▸ SUPPLIED DATA:
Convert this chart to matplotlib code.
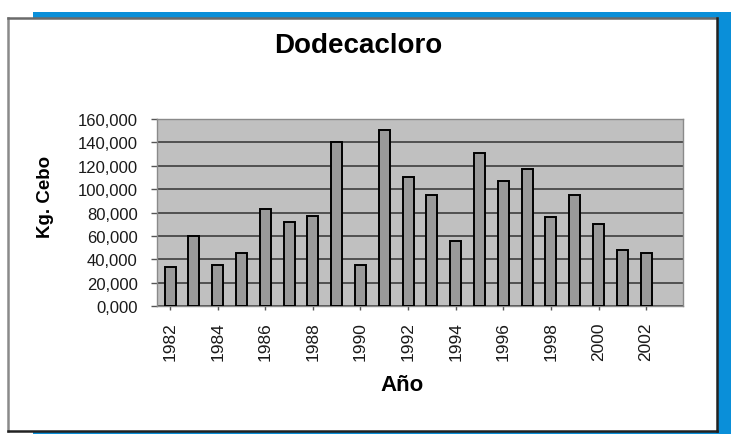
import matplotlib
matplotlib.use("Agg")
import matplotlib.pyplot as plt
from matplotlib.patches import Rectangle
from matplotlib.lines import Line2D
from matplotlib.ticker import FuncFormatter

# datos (kg de cebo por anio)
years = list(range(1982, 2004))
values = [33500, 60000, 35000, 45000, 83000, 72000, 77000, 140000, 35000, 151000,
          110000, 95000, 56000, 131000, 107000, 117000, 76000, 95000, 70000, 48000,
          45000, None]
tick_years = [1982, 1984, 1986, 1988, 1990, 1992, 1994, 1996, 1998, 2000, 2002]
y_ticks = [0, 20000, 40000, 60000, 80000, 100000, 120000, 140000, 160000]

plt.rcParams['font.family'] = ['Liberation Sans', 'DejaVu Sans']

W, H = 731, 435
fig = plt.figure(figsize=(W / 100, H / 100), dpi=100)

# marco azul de fondo y recuadro blanco
blue = '#0a8fd9'
fig.patches.append(Rectangle((33 / W, 1 - 435 / H), 698 / W, 422 / H,
                             transform=fig.transFigure, facecolor=blue,
                             edgecolor='none', zorder=0))
fig.patches.append(Rectangle((7 / W, 1 - 432 / H), 710 / W, 413.5 / H,
                             transform=fig.transFigure, facecolor='white',
                             edgecolor='none', zorder=1))
x0, x1 = 7.5 / W, 716.5 / W
y0, y1 = 1 - 431.5 / H, 1 - 18.5 / H
for xd, yd, c in [([x0, x0], [y0, y1], '#8a8a8a'), ([x0, x1], [y1, y1], '#6a6a6a'),
                  ([x1, x1], [y0, y1], '#222222'), ([x0, x1], [y0, y0], '#222222')]:
    fig.lines.append(Line2D(xd, yd, transform=fig.transFigure, color=c,
                            linewidth=1.8, zorder=2))

ax = fig.add_axes([157 / W, 1 - 307 / H, 526 / W, 187 / H])
ax.set_zorder(3)
ax.set_facecolor('#c0c0c0')

xs = [i for i, v in enumerate(values) if v is not None]
vals = [v for v in values if v is not None]
ax.bar(xs, vals, width=0.46, color='#9a9a9a', edgecolor='black',
       linewidth=1.4, zorder=3)

ax.set_xlim(-0.55, 21.55)
ax.set_ylim(0, 160000)
ax.set_yticks(y_ticks)
ax.yaxis.set_major_formatter(FuncFormatter(lambda v, p: f"{int(v) // 1000},000"))
ax.set_xticks([years.index(y) for y in tick_years])
ax.set_xticklabels([str(y) for y in tick_years], rotation=90)

ax.grid(axis='y', color='#505050', linewidth=1.4, zorder=1)
ax.set_axisbelow(True)
for s in ax.spines.values():
    s.set_color('#8a8a8a')
    s.set_linewidth(1.0)

ax.tick_params(axis='y', length=4, width=1, color='#555555', pad=10,
               labelsize=12, labelcolor='#1a1a1a')
ax.tick_params(axis='x', length=3, width=1, color='#555555', pad=8,
               labelsize=12.5, labelcolor='#1a1a1a')

fig.text(358 / W, 1 - 46 / H, 'Dodecacloro', ha='center', va='center',
         fontsize=20, fontweight='bold', color='black')
fig.text(45 / W, 1 - 197 / H, 'Kg. Cebo', ha='center', va='center',
         rotation=90, fontsize=13.5, fontweight='bold', color='black')
fig.text(402 / W, 1 - 386 / H, 'Año', ha='center', va='center',
         fontsize=16, fontweight='bold', color='black')

fig.savefig('out.png', dpi=100)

▸ PROBLEM TO SOLVE: Extract all the data above exactly, excluding every picture.

▸ CORRECT OUTPUT:
Convert this chart to matplotlib code.
import matplotlib
matplotlib.use("Agg")
import matplotlib.pyplot as plt
from matplotlib.patches import Rectangle
from matplotlib.lines import Line2D
from matplotlib.ticker import FuncFormatter

# datos (kg de cebo por anio)
years = list(range(1982, 2004))
values = [33500, 60000, 35000, 45000, 83000, 72000, 77000, 140000, 35000, 151000,
          110000, 95000, 56000, 131000, 107000, 117000, 76000, 95000, 70000, 48000,
          45000, None]
tick_years = [1982, 1984, 1986, 1988, 1990, 1992, 1994, 1996, 1998, 2000, 2002]
y_ticks = [0, 20000, 40000, 60000, 80000, 100000, 120000, 140000, 160000]

plt.rcParams['font.family'] = ['Liberation Sans', 'DejaVu Sans']

W, H = 731, 435
fig = plt.figure(figsize=(W / 100, H / 100), dpi=100)

# marco azul de fondo y recuadro blanco
blue = '#0a8fd9'
fig.patches.append(Rectangle((33 / W, 1 - 435 / H), 698 / W, 422 / H,
                             transform=fig.transFigure, facecolor=blue,
                             edgecolor='none', zorder=0))
fig.patches.append(Rectangle((7 / W, 1 - 432 / H), 710 / W, 413.5 / H,
                             transform=fig.transFigure, facecolor='white',
                             edgecolor='none', zorder=1))
x0, x1 = 7.5 / W, 716.5 / W
y0, y1 = 1 - 431.5 / H, 1 - 18.5 / H
for xd, yd, c in [([x0, x0], [y0, y1], '#8a8a8a'), ([x0, x1], [y1, y1], '#6a6a6a'),
                  ([x1, x1], [y0, y1], '#222222'), ([x0, x1], [y0, y0], '#222222')]:
    fig.lines.append(Line2D(xd, yd, transform=fig.transFigure, color=c,
                            linewidth=1.8, zorder=2))

ax = fig.add_axes([157 / W, 1 - 307 / H, 526 / W, 187 / H])
ax.set_zorder(3)
ax.set_facecolor('#c0c0c0')

xs = [i for i, v in enumerate(values) if v is not None]
vals = [v for v in values if v is not None]
ax.bar(xs, vals, width=0.46, color='#9a9a9a', edgecolor='black',
       linewidth=1.4, zorder=3)

ax.set_xlim(-0.55, 21.55)
ax.set_ylim(0, 160000)
ax.set_yticks(y_ticks)
ax.yaxis.set_major_formatter(FuncFormatter(lambda v, p: f"{int(v) // 1000},000"))
ax.set_xticks([years.index(y) for y in tick_years])
ax.set_xticklabels([str(y) for y in tick_years], rotation=90)

ax.grid(axis='y', color='#505050', linewidth=1.4, zorder=1)
ax.set_axisbelow(True)
for s in ax.spines.values():
    s.set_color('#8a8a8a')
    s.set_linewidth(1.0)

ax.tick_params(axis='y', length=4, width=1, color='#555555', pad=10,
               labelsize=12, labelcolor='#1a1a1a')
ax.tick_params(axis='x', length=3, width=1, color='#555555', pad=8,
               labelsize=12.5, labelcolor='#1a1a1a')

fig.text(358 / W, 1 - 46 / H, 'Dodecacloro', ha='center', va='center',
         fontsize=20, fontweight='bold', color='black')
fig.text(45 / W, 1 - 197 / H, 'Kg. Cebo', ha='center', va='center',
         rotation=90, fontsize=13.5, fontweight='bold', color='black')
fig.text(402 / W, 1 - 386 / H, 'Año', ha='center', va='center',
         fontsize=16, fontweight='bold', color='black')

fig.savefig('out.png', dpi=100)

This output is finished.